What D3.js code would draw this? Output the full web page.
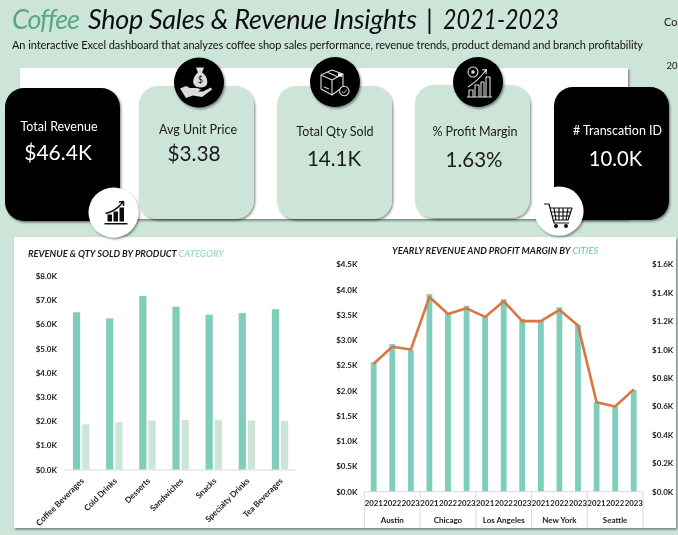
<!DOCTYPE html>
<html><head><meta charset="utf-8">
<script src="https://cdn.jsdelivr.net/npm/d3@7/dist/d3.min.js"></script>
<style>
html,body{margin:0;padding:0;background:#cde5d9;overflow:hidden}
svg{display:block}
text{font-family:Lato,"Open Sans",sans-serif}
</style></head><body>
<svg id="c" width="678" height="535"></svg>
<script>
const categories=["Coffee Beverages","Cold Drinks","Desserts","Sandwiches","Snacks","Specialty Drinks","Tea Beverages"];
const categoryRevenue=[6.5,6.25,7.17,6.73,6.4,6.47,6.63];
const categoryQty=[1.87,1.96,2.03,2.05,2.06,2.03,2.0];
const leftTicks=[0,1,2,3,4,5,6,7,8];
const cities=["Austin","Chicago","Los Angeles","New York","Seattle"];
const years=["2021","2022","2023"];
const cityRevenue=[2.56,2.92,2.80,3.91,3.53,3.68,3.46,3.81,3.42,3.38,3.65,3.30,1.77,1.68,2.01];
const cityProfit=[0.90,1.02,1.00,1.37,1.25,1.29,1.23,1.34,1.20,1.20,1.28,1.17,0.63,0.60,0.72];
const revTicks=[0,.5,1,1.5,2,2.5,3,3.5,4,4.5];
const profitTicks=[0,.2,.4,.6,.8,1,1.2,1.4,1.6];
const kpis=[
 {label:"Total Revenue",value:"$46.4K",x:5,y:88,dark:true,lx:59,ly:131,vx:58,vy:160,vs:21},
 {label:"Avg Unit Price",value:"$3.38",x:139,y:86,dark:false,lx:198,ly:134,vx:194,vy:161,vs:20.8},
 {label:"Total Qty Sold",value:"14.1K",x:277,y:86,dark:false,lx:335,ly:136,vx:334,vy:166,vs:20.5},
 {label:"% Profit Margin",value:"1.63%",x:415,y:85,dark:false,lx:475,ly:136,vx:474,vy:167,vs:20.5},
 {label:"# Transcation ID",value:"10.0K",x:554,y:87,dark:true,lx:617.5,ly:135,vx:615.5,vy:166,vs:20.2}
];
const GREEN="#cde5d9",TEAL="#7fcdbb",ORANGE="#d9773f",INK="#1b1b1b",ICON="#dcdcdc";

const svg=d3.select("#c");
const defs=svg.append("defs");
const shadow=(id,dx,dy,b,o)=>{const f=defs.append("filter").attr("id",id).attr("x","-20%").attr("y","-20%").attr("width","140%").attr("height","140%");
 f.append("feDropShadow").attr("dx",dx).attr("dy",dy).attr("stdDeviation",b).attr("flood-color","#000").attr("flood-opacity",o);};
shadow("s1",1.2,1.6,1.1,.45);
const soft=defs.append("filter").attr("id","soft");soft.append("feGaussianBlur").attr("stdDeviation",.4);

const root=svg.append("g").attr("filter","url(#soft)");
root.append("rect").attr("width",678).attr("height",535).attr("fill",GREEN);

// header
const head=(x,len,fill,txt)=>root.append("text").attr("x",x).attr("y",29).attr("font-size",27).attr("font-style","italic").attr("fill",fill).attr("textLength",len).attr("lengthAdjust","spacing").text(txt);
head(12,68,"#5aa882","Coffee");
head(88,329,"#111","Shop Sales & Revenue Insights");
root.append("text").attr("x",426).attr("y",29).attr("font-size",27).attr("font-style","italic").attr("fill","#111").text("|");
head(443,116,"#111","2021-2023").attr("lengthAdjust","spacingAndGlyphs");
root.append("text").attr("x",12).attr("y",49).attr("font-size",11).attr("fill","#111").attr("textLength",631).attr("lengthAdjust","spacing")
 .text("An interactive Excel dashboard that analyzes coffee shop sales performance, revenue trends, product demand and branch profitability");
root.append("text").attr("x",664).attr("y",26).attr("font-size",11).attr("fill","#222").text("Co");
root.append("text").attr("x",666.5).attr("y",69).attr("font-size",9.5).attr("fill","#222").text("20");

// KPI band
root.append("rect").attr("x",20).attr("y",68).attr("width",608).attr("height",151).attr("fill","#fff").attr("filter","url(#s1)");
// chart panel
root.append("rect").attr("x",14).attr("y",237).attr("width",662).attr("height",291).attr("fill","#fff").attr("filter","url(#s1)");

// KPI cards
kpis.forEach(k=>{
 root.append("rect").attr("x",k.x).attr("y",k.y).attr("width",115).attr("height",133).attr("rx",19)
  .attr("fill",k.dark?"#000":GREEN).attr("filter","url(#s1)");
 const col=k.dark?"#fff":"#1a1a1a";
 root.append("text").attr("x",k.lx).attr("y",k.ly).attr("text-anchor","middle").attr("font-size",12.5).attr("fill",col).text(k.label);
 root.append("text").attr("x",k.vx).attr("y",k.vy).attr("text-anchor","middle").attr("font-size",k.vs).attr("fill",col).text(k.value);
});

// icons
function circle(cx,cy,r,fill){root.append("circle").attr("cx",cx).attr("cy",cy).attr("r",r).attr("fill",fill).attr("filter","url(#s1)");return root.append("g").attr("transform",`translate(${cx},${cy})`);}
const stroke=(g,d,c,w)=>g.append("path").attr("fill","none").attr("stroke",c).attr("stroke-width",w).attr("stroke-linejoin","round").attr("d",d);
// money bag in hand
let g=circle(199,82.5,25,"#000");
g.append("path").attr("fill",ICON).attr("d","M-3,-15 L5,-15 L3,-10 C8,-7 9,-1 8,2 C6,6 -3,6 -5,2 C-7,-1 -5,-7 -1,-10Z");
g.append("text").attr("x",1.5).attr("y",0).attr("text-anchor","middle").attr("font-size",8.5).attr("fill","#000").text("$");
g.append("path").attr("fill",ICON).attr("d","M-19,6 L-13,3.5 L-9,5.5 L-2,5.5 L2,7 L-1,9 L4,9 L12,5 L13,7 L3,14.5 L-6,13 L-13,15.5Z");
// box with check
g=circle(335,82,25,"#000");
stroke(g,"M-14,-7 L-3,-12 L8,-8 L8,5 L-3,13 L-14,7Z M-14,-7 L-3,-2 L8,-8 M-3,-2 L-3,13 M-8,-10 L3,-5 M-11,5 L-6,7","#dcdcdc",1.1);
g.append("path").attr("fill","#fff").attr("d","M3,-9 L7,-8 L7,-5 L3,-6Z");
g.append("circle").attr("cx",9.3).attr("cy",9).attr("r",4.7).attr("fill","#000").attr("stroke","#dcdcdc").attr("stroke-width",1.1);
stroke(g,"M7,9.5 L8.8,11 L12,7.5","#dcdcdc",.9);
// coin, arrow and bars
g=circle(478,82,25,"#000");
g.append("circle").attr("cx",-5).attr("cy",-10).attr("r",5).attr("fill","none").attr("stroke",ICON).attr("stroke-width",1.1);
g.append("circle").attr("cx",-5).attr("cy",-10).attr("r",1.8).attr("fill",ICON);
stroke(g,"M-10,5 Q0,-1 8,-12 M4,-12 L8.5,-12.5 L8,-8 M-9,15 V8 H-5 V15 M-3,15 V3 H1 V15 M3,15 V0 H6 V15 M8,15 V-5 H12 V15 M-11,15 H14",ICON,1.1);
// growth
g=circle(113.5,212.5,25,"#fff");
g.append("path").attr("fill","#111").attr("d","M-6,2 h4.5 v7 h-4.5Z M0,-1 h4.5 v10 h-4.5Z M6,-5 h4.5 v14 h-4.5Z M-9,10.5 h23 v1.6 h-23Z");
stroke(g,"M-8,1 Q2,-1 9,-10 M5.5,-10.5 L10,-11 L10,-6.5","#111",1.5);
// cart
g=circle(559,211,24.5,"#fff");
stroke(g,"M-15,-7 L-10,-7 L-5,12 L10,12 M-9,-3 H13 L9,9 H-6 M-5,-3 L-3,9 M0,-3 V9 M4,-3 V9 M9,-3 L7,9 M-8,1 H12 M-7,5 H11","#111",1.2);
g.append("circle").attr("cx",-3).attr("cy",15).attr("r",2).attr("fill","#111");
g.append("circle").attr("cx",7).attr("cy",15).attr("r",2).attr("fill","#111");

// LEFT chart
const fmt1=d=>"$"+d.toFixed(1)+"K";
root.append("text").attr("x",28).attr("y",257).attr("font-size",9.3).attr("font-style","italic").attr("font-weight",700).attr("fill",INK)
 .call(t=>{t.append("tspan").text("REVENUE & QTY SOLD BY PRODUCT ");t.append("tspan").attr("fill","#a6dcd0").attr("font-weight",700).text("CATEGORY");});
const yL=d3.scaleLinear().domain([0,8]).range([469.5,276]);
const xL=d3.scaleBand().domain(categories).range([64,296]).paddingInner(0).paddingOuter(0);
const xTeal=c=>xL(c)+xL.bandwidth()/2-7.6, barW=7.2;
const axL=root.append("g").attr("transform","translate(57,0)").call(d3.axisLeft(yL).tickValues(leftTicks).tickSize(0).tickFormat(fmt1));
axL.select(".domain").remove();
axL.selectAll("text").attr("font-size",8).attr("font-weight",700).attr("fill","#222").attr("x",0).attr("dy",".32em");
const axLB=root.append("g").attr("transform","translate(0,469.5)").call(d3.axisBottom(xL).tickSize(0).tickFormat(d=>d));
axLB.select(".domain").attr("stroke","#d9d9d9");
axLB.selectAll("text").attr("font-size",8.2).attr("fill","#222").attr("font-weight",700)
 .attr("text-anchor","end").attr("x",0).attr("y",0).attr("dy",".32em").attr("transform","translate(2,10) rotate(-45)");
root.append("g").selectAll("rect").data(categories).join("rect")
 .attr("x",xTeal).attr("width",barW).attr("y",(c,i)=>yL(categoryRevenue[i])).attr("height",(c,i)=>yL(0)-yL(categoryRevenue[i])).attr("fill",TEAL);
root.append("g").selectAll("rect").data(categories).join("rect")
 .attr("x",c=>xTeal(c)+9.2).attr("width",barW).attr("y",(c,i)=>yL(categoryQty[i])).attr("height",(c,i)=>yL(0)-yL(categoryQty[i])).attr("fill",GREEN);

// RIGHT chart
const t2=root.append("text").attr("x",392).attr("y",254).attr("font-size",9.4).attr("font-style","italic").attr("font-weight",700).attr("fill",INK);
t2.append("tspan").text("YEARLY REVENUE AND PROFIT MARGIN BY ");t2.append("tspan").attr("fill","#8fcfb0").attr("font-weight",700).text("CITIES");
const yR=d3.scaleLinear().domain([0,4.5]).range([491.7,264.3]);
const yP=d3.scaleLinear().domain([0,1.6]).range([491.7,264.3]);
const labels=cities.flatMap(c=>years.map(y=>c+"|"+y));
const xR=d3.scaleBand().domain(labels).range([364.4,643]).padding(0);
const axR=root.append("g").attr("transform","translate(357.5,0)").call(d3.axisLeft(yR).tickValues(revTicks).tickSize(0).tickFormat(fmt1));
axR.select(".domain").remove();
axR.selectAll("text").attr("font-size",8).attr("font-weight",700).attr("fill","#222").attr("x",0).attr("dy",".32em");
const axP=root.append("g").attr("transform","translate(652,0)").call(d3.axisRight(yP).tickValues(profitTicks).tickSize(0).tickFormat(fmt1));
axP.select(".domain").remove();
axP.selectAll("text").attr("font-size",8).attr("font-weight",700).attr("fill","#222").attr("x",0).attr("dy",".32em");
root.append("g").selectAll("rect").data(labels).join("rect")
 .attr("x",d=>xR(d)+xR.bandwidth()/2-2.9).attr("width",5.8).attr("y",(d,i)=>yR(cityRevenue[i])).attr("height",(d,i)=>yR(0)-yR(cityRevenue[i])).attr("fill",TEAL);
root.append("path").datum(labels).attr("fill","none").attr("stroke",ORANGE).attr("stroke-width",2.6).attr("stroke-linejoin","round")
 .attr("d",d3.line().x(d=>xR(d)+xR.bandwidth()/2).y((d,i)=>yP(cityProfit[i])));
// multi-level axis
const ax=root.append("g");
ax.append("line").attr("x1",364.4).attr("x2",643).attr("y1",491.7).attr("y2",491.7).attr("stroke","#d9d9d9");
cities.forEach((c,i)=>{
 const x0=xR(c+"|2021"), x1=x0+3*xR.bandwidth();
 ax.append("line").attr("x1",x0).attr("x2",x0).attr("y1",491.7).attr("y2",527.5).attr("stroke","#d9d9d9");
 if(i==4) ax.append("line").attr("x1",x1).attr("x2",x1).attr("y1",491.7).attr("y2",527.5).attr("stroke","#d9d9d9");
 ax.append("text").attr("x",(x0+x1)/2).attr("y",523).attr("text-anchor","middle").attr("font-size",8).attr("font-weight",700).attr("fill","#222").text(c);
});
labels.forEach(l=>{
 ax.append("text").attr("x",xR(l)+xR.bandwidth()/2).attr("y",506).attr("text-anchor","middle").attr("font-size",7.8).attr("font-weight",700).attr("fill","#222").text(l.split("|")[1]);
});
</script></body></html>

^^^^^^^^^^^^^^^^

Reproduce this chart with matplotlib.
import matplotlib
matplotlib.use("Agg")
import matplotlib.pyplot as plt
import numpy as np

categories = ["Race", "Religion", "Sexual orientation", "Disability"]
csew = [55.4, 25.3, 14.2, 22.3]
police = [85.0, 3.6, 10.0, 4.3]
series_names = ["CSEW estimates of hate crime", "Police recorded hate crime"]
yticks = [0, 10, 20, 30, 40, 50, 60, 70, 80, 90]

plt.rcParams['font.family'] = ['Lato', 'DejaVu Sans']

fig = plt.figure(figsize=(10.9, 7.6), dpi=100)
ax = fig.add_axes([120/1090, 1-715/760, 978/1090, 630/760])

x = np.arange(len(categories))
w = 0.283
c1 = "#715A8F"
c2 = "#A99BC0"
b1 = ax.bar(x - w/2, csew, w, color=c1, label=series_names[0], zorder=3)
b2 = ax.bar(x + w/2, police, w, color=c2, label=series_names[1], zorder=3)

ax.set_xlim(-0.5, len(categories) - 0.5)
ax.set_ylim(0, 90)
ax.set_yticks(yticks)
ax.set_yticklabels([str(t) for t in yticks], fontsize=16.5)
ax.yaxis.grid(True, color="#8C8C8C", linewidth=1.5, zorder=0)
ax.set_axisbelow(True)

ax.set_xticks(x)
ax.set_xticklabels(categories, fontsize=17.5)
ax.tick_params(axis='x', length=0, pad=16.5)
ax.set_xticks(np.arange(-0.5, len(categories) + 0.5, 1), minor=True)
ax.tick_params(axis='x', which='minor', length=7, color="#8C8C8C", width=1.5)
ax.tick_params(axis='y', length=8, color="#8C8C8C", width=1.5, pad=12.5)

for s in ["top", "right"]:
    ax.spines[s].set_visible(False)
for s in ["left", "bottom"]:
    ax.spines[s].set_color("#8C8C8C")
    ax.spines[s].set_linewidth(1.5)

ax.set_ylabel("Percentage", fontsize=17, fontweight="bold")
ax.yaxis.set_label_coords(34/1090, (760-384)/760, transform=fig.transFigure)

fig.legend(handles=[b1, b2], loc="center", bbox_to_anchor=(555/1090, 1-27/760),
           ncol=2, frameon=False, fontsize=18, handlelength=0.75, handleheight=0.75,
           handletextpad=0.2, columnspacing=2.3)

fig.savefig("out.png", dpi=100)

^^^^^^^^^^^^^^^^

— Objective —
Begin with the line containing "Reproduce this chart with matplotlib.", end with the line containing "b2 = ax.bar(x", and transcribe exactly every line in that span, with nothing added.

— Written solution —
Reproduce this chart with matplotlib.
import matplotlib
matplotlib.use("Agg")
import matplotlib.pyplot as plt
import numpy as np

categories = ["Race", "Religion", "Sexual orientation", "Disability"]
csew = [55.4, 25.3, 14.2, 22.3]
police = [85.0, 3.6, 10.0, 4.3]
series_names = ["CSEW estimates of hate crime", "Police recorded hate crime"]
yticks = [0, 10, 20, 30, 40, 50, 60, 70, 80, 90]

plt.rcParams['font.family'] = ['Lato', 'DejaVu Sans']

fig = plt.figure(figsize=(10.9, 7.6), dpi=100)
ax = fig.add_axes([120/1090, 1-715/760, 978/1090, 630/760])

x = np.arange(len(categories))
w = 0.283
c1 = "#715A8F"
c2 = "#A99BC0"
b1 = ax.bar(x - w/2, csew, w, color=c1, label=series_names[0], zorder=3)
b2 = ax.bar(x + w/2, police, w, color=c2, label=series_names[1], zorder=3)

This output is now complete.